Wakaba Oto
Still Life With Teppei Kojima
Tattooed, fashion-minded, and unexpectedly traditional, Teppei Kojima is changing who bonsai is for.
The 43-year-old founder and CEO of TRADMAN'S BONSAI is dressed in his signature black glasses and well-tailored tapered trousers. Tattoos coil up from beneath his collar and sleeves in swirls of dark ink. He smiles, settles into his chair, and within minutes is talking about death.
"No matter how hard we try to care for them, we'll pass away before they do," he says. "But the bonsai will live on."
It’s a sentiment that surfaces often in the bonsai world. What makes Teppei Kojima unusual isn’t his reverence for the trees, but the path that brought him to them. Before bonsai, there was fashion. Before fashion, there was a childhood spent moving through circumstances that might have pushed someone else in a very different direction.
He grew up in Kashiwa, Chiba, in what he describes as a complicated family situation. For a stretch of his childhood, his parents weren't around, and he and his younger brother were placed in a children's home. The director there grew bonsai.
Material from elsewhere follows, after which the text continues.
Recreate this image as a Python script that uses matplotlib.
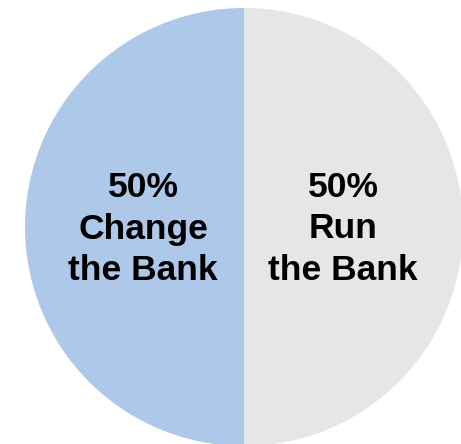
import matplotlib.pyplot as plt

shares = [50, 50]
labels = ['50%\nChange\nthe Bank', '50%\nRun\nthe Bank']
colors = ['#aec8e9', '#e6e6e8']

fig = plt.figure(figsize=(4.61, 4.44), dpi=100)
ax = fig.add_axes([0, 0, 1, 1])

cx, cy, r = 244, 217, 219
wedges, _ = ax.pie(shares, colors=colors, startangle=90, counterclock=True,
                   center=(cx, cy), radius=r, frame=True)
ax.set_xlim(0, 461)
ax.set_ylim(0, 444)
ax.set_aspect('equal')
ax.axis('off')

# labels in the middle of each half
for lab, x in zip(labels, [cx - 101, cx + 99]):
    ax.text(x, cy - 2, lab, ha='center', va='center', fontsize=25.5,
            fontweight='bold', family=['Liberation Sans', 'DejaVu Sans'],
            linespacing=1.34, color='black')

plt.savefig('out.png', dpi=100)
Kojima was curious. "I asked him, 'What are you doing?' and he replied, 'Are you interested?'" That was the beginning, though it would take decades to become anything more than a memory.
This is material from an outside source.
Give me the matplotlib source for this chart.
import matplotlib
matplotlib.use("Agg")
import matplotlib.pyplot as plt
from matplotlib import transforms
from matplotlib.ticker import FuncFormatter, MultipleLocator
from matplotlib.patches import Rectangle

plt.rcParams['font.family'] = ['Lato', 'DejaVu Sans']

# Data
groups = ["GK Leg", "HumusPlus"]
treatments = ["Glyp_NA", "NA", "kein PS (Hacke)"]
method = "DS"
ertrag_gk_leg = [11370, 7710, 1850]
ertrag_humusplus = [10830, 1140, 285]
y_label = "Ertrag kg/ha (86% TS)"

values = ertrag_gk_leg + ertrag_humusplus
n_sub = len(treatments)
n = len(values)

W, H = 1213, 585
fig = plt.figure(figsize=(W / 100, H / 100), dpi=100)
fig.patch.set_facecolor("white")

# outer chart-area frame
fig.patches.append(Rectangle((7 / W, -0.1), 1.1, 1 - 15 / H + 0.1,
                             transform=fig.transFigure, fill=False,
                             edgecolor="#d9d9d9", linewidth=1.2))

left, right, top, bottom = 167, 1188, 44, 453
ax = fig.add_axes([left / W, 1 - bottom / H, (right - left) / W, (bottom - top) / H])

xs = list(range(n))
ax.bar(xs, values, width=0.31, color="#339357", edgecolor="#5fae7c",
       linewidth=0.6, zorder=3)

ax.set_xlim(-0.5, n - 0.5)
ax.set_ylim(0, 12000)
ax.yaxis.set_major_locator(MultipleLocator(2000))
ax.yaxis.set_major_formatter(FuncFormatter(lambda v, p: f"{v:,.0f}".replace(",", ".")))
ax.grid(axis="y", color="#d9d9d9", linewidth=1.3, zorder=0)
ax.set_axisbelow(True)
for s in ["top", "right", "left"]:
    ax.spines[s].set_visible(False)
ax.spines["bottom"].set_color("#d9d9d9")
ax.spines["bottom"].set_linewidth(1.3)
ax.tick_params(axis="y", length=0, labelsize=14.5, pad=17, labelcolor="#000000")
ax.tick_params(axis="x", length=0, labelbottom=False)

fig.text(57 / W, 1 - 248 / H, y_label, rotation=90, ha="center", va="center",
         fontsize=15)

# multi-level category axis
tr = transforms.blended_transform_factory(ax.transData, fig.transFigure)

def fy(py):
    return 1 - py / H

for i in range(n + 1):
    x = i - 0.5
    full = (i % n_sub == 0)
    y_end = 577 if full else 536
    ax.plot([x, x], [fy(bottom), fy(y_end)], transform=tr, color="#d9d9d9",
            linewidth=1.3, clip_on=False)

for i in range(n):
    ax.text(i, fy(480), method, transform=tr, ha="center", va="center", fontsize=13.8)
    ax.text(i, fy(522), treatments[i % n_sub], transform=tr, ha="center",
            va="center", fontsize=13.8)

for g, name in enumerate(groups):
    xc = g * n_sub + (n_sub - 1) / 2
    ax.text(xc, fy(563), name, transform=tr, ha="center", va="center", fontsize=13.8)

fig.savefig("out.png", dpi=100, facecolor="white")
What followed was a youth absorbed in street culture — music, fashion, tattoos — and an early adulthood marked by real hardship: losing his mother at 17, working his way up through a pachinko parlor, eventually landing in apparel as a buyer and traveling internationally. It was on one of those buying trips, at 31, that a foreign colleague showed him a bonsai. Unpruned, painted in colors he'd never seen on a tree. He decided that same night to start a business.
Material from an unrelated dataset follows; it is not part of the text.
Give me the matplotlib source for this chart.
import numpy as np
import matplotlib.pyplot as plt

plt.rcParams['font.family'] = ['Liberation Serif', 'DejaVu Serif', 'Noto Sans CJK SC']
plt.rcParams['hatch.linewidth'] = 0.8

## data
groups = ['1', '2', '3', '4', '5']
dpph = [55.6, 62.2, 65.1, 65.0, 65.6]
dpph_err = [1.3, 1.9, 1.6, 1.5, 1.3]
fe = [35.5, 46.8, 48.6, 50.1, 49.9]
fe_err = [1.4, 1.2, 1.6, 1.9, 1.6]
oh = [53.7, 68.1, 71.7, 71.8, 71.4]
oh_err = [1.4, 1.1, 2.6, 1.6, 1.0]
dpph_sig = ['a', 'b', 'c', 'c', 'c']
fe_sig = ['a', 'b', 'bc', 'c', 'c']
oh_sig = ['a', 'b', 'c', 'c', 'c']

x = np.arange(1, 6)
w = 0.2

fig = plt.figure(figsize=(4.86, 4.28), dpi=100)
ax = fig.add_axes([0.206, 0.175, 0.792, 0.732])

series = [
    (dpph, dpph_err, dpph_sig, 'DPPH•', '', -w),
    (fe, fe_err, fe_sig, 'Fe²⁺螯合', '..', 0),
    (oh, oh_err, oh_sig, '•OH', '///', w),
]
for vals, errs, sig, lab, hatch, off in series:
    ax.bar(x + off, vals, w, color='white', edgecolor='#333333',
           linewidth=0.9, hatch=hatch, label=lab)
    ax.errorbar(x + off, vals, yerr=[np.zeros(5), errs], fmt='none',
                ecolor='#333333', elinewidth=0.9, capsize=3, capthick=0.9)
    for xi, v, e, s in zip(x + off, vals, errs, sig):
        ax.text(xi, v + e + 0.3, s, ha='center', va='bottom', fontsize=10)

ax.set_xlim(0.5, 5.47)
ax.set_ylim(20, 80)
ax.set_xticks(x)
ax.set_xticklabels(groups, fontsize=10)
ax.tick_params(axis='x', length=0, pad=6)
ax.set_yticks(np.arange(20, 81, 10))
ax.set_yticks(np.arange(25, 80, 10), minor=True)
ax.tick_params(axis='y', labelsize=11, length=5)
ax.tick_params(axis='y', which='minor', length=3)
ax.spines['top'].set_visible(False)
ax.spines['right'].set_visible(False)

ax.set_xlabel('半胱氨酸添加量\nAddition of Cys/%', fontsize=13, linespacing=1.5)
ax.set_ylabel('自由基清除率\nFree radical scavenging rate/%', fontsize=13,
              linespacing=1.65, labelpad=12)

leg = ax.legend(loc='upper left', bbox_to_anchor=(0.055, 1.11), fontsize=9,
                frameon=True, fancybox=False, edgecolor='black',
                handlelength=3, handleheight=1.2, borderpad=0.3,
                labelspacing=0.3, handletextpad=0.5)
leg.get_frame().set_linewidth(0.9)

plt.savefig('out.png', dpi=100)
TRADMAN'S BONSAI launched in 2015 — the name short for "Traditional Man" — and has since collaborated with Dior, Cartier, Nike, A Bathing Ape, Levi's, and Jimmy Choo, among others. Kojima brought to bonsai the same instincts he'd developed as a buyer: an eye for presentation, an understanding of cultural context, and the conviction that the right framing changes everything. Where bonsai had long been the province of older collectors, practiced in private and revered in silence, he saw an art form with latent cultural force. "I've always said that originality comes from combining existing elements," he tells me. "I incorporated that idea into bonsai, along with the importance of life itself."
The world is becoming increasingly digital, he notes, but he doesn't think bonsai will disappear — because it can't be digitized in any meaningful sense. What he worries about is subtler. Bonsai is going global, and the appetite overseas is real, but the expertise and the trees themselves are leaving Japan with it. "If this continues," he says, "I'm genuinely worried that the culture of Japanese bonsai might disappear in 50 or 100 years." His project, then, holds a productive tension at its center: open the art form up, make it legible to younger generations and foreign audiences, while keeping its Japanese roots from being hollowed out. "We must protect Japan's trees, preserve Japanese bonsai, and promote our culture," he says. "I know there are some serious contradictions here. But I believe there is something valuable within all of this."
He holds that contradiction without apparent discomfort — which, given his biography, makes sense. Kojima has spent most of his life navigating between things that don't obviously belong together: street culture and ancient craft, commercial ambition and genuine reverence, a rough upbringing and an almost monastic sense of purpose. Bonsai, it turns out, accommodates all of it. "It's given me all sorts of insights," he says, "about life's triggers, ways of thinking, the essence of things. It's like a textbook for life."